● PROBLEM TO SOLVE:
Set down the data below from its first line to the line holding "plt.rcParams['font.family'] = ['Liberation", inclusive; omit all pictures.

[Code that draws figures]

____________

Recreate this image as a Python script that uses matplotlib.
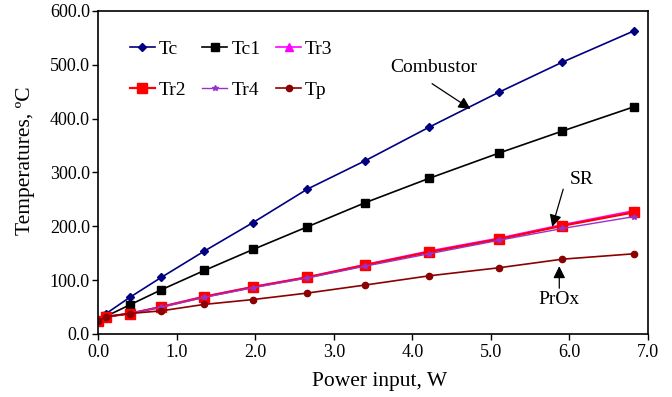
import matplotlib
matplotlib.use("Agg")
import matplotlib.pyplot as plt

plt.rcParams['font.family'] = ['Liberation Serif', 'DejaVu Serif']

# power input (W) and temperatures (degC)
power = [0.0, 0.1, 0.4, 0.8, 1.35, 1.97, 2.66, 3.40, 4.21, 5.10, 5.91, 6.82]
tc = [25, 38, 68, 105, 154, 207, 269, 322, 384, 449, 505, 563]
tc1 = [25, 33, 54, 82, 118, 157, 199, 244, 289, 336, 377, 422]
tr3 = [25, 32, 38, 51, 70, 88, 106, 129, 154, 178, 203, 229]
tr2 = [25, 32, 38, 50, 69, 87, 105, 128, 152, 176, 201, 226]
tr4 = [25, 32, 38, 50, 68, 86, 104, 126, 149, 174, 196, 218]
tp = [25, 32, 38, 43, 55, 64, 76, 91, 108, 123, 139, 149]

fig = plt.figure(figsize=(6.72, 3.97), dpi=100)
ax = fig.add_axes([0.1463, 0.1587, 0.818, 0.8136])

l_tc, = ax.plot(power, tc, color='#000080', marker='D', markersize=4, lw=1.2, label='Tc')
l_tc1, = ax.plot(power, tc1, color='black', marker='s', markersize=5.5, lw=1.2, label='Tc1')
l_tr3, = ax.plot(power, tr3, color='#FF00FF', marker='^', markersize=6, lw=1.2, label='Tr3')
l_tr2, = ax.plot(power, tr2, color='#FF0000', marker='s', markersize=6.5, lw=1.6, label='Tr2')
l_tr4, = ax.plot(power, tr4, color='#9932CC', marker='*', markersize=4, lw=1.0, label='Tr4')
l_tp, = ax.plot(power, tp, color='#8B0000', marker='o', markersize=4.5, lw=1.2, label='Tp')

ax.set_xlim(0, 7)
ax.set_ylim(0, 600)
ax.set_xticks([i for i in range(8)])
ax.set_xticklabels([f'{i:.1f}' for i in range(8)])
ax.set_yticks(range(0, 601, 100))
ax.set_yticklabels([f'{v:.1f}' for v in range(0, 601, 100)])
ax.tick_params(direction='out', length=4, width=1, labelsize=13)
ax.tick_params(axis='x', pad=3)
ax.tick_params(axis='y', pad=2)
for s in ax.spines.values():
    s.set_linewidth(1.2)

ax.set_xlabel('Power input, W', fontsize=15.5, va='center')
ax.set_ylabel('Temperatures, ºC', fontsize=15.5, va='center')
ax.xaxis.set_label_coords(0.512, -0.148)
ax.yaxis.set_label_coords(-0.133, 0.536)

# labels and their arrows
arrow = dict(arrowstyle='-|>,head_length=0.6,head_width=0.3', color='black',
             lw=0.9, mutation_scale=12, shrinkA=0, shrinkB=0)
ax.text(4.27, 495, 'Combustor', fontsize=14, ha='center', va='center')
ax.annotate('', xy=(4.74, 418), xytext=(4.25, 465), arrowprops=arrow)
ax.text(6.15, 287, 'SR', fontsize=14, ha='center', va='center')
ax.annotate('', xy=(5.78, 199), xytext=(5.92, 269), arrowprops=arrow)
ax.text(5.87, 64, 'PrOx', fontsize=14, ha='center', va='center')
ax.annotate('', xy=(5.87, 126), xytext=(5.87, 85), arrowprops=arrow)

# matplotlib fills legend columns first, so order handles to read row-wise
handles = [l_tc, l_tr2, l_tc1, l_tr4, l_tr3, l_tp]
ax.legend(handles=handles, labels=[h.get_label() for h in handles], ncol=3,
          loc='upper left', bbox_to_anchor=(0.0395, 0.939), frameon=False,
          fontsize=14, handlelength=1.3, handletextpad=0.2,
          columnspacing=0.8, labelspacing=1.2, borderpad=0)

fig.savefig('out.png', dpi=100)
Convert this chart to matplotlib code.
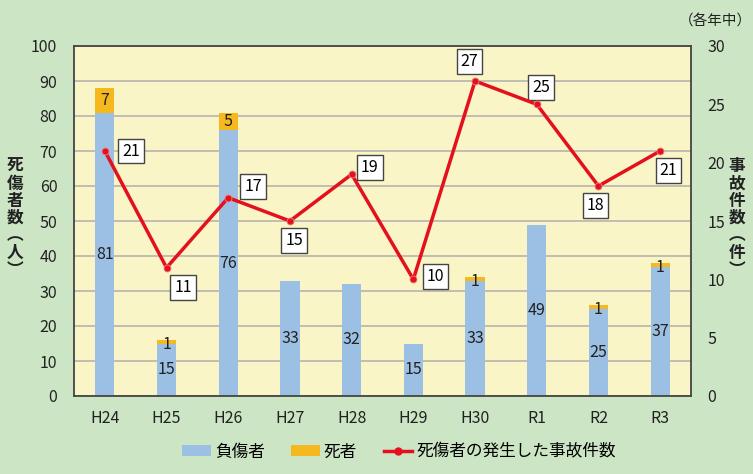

____________

● RESULT OF THIS EXERCISE:
Recreate this image as a Python script that uses matplotlib.
import matplotlib
matplotlib.use("Agg")
import matplotlib.pyplot as plt

plt.rcParams['font.family'] = ['Liberation Serif', 'DejaVu Serif']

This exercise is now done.